| Information provided |
◆ ◆ ◆ ◆ ◆ ◆ ◆
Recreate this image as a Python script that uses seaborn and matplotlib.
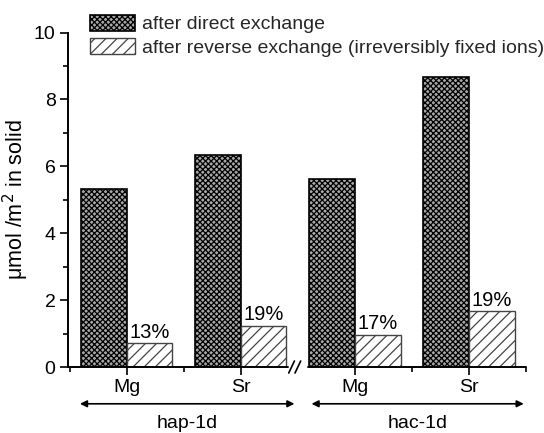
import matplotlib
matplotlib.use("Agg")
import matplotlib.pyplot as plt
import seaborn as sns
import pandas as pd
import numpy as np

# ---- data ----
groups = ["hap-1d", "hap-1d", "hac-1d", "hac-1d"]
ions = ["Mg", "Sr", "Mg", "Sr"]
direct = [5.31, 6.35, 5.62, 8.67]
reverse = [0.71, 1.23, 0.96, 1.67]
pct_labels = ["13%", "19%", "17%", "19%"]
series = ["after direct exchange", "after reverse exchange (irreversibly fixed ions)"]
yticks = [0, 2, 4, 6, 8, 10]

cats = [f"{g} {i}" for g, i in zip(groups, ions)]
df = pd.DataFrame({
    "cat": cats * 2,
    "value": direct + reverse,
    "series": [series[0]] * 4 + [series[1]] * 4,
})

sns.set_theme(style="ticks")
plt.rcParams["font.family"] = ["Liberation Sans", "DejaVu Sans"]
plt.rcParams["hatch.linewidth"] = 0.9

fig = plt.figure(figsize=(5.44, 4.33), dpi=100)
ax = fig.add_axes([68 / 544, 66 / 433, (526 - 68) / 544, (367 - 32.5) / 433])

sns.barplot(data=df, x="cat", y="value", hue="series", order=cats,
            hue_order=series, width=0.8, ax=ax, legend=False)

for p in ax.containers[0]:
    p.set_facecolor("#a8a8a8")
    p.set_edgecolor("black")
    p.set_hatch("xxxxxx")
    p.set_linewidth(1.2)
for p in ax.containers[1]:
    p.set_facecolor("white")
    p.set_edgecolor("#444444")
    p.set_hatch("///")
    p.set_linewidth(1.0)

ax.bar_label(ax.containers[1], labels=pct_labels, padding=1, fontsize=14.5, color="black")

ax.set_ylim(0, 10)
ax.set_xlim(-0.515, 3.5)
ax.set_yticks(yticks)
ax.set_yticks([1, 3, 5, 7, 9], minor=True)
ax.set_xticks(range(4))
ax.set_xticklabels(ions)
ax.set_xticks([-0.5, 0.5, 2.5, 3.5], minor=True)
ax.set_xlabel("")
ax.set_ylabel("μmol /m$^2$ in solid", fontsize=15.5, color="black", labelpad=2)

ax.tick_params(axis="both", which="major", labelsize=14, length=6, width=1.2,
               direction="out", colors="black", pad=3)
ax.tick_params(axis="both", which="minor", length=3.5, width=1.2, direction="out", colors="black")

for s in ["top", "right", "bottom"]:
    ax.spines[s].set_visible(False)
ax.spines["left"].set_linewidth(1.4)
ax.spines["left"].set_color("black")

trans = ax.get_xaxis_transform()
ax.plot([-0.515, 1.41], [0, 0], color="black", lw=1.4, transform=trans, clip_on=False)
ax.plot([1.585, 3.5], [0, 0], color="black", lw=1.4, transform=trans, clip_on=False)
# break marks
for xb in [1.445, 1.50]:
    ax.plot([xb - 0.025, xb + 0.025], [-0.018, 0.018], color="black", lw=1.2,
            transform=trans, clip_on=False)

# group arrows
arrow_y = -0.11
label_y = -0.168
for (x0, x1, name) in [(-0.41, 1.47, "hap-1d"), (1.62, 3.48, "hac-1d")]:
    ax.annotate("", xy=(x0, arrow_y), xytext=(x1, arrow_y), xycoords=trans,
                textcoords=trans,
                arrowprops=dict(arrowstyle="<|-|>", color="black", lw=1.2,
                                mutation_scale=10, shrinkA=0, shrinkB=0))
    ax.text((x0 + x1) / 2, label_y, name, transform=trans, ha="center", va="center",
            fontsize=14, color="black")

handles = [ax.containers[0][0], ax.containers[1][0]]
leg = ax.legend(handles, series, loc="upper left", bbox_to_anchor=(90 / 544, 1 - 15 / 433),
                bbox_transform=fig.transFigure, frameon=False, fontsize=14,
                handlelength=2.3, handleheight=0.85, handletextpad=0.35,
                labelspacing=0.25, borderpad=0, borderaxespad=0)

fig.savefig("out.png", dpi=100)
◆ ◆ ◆ ◆ ◆ ◆ ◆
| What to work on |
Omitting all pictures, restate exactly the lines of the material from its start through the line that contains "import numpy as np".

| Written answer |
Recreate this image as a Python script that uses seaborn and matplotlib.
import matplotlib
matplotlib.use("Agg")
import matplotlib.pyplot as plt
import seaborn as sns
import pandas as pd
import numpy as np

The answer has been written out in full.